4. Translate your grammar to context-free form, by expanding all features. This might lead to an explosion of the number of rules, but since you write that you don't use features that much, I guess the problem won't be that big.
The basic algorithm is quite straight-forward: first you find out which values each feature can have, and then you simply loop through each production in the grammar and instantiate each unification variable with all its possible values, yielding a new production for every instantiation. The nonterminals in the new productions should be strings and not FeatureStructures (e.g., you can use the __repr__ of the instantiated nonterminal as the new context-free nonterminal).
If the resulting grammar explodes, there are some techniques you can try. See, e.g., M. Rayner, J. Dowding and B.A. Hockey (2001). "A Baseline Method for Compiling Typed Unification Grammars into Context Free Language Models". Available from here:
http://www.issco.unige.ch/en/research/projects/regulus/publications.shtml
So, whatever option you choose will involve some NLTK hacking. If you do some of these things, please sign up to nltk...@googlegroups.com and share your experience and your code.
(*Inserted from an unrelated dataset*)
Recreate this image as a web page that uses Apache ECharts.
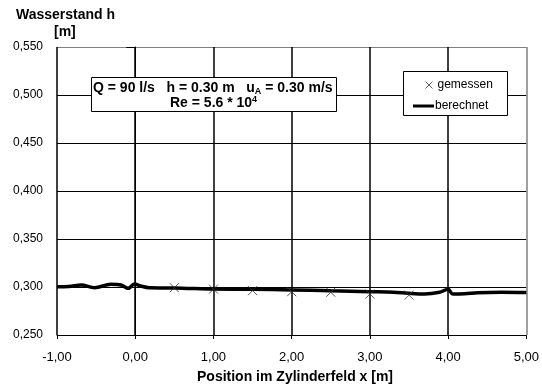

> I've posted a similar question on StackOverflow (http://
> stackoverflow.com/questions/4543008/efficient-context-free-grammar-
> parser-preferably-python-friendly), but so far that hasn't produced
> many useful results.
I'm not surprised: there are mostly hackers who answer questions on stackoverflow, and most hackers know nothing about NLP problems. (Which can be seen from the answers you got)
best,
/Peter Ljunglöf
PS. Option nr 4 has been on my TODO list for a while now, but I haven't got the time to actually implement it yet... it would be great if you happen to do something about it:)